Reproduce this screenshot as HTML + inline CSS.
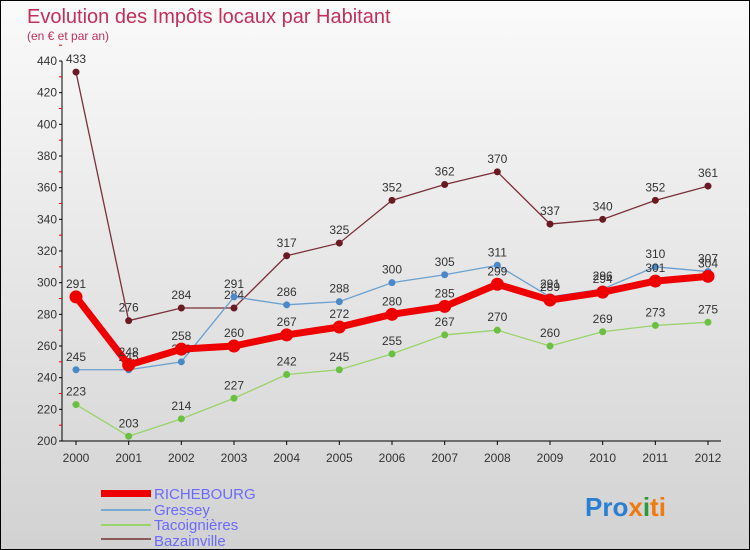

● ● ● ● ●

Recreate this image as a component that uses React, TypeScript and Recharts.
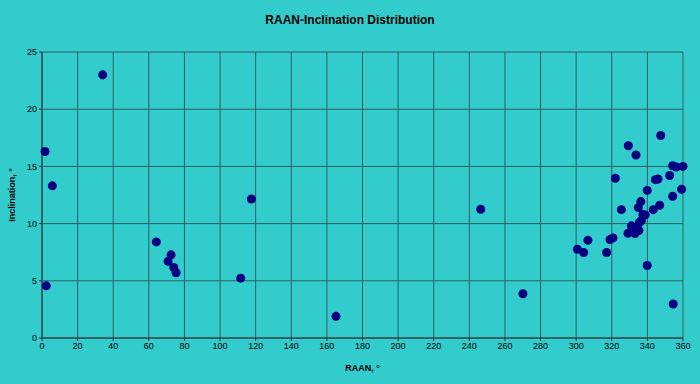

● ● ● ● ●

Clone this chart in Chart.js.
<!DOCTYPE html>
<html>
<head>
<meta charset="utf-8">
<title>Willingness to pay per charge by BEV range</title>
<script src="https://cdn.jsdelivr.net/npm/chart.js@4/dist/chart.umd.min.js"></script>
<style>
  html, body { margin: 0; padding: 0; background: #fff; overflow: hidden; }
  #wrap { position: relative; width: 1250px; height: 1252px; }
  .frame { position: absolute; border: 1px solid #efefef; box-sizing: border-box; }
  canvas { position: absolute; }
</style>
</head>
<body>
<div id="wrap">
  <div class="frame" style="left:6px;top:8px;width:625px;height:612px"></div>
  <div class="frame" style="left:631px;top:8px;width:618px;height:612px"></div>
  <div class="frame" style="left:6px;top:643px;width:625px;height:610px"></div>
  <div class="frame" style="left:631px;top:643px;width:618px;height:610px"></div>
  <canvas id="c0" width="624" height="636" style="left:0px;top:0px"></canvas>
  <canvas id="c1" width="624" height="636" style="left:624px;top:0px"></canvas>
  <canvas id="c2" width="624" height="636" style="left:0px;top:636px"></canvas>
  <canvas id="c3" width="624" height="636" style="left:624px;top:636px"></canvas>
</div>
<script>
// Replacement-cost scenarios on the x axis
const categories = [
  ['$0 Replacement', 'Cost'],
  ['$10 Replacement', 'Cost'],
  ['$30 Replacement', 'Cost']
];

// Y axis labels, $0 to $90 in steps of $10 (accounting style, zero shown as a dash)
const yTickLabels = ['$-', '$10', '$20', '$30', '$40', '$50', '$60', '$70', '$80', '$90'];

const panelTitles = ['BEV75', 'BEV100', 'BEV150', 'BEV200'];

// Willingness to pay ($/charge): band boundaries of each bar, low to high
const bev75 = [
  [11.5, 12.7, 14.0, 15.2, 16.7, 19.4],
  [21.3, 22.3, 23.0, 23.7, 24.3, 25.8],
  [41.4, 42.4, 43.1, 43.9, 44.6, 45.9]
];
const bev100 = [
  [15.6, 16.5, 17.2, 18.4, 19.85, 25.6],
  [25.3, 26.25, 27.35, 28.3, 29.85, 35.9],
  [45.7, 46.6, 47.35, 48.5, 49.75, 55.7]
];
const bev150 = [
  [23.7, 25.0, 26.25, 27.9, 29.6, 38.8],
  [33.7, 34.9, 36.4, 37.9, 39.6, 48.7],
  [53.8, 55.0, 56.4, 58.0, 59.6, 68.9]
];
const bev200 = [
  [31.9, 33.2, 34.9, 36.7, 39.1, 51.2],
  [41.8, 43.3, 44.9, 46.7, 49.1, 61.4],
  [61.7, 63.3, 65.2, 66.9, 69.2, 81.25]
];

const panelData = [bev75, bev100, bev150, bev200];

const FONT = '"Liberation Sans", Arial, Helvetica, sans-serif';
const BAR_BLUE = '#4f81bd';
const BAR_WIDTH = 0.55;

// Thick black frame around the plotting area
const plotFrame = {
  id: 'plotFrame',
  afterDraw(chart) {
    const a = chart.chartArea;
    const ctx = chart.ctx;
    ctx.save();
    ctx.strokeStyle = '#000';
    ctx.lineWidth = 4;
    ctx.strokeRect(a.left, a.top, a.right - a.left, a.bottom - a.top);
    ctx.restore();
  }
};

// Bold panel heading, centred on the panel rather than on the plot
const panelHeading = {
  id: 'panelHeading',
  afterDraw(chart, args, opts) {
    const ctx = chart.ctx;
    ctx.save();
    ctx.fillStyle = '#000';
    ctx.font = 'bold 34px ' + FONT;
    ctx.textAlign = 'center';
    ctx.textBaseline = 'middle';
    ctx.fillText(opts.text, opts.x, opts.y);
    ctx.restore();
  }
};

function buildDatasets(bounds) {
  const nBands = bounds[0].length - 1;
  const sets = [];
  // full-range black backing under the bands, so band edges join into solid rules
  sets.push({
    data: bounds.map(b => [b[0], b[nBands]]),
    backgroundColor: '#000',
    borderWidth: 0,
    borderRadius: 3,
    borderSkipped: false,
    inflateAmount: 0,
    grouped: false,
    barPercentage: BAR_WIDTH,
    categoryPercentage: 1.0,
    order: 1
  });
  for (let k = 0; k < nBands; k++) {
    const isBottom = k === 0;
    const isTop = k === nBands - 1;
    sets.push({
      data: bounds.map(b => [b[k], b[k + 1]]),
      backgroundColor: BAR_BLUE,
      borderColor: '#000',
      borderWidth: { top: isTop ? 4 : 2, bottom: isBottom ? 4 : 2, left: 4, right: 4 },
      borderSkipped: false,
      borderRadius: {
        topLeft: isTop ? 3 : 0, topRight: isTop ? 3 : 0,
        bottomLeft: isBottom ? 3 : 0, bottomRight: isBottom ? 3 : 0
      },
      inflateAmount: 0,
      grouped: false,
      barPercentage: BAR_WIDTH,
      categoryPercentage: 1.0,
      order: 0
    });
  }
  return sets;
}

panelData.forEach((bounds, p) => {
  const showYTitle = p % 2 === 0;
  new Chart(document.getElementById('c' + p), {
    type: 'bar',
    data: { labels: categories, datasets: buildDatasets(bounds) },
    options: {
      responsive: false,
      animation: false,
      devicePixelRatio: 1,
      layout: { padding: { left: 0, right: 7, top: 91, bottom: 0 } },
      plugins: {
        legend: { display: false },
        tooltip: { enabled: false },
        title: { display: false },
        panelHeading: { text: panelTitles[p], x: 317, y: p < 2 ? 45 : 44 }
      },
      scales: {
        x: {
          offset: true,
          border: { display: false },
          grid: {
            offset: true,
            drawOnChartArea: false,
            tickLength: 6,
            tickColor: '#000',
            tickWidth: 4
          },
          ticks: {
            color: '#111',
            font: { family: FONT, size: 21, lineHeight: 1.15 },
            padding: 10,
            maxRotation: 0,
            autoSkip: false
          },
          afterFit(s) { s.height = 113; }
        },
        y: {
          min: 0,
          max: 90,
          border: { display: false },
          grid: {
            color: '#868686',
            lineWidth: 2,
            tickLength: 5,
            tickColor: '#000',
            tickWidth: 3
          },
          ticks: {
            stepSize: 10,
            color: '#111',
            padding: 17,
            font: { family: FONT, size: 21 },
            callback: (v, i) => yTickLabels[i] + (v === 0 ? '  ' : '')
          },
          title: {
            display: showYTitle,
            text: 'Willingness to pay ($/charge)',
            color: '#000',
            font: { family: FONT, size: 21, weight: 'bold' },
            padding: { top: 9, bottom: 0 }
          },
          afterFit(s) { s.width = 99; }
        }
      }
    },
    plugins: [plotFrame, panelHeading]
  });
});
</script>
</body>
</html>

● ● ● ● ●

Please return, exactly as they appear, the lines starting at the one that contains "Clone this chart in Chart.js." and ending at the one that contains "const panelTitles = ['BEV75', 'BEV100', 'BEV150', 'BEV200'];".

Clone this chart in Chart.js.
<!DOCTYPE html>
<html>
<head>
<meta charset="utf-8">
<title>Willingness to pay per charge by BEV range</title>
<script src="https://cdn.jsdelivr.net/npm/chart.js@4/dist/chart.umd.min.js"></script>
<style>
  html, body { margin: 0; padding: 0; background: #fff; overflow: hidden; }
  #wrap { position: relative; width: 1250px; height: 1252px; }
  .frame { position: absolute; border: 1px solid #efefef; box-sizing: border-box; }
  canvas { position: absolute; }
</style>
</head>
<body>
<div id="wrap">
  <div class="frame" style="left:6px;top:8px;width:625px;height:612px"></div>
  <div class="frame" style="left:631px;top:8px;width:618px;height:612px"></div>
  <div class="frame" style="left:6px;top:643px;width:625px;height:610px"></div>
  <div class="frame" style="left:631px;top:643px;width:618px;height:610px"></div>
  <canvas id="c0" width="624" height="636" style="left:0px;top:0px"></canvas>
  <canvas id="c1" width="624" height="636" style="left:624px;top:0px"></canvas>
  <canvas id="c2" width="624" height="636" style="left:0px;top:636px"></canvas>
  <canvas id="c3" width="624" height="636" style="left:624px;top:636px"></canvas>
</div>
<script>
// Replacement-cost scenarios on the x axis
const categories = [
  ['$0 Replacement', 'Cost'],
  ['$10 Replacement', 'Cost'],
  ['$30 Replacement', 'Cost']
];

// Y axis labels, $0 to $90 in steps of $10 (accounting style, zero shown as a dash)
const yTickLabels = ['$-', '$10', '$20', '$30', '$40', '$50', '$60', '$70', '$80', '$90'];

const panelTitles = ['BEV75', 'BEV100', 'BEV150', 'BEV200'];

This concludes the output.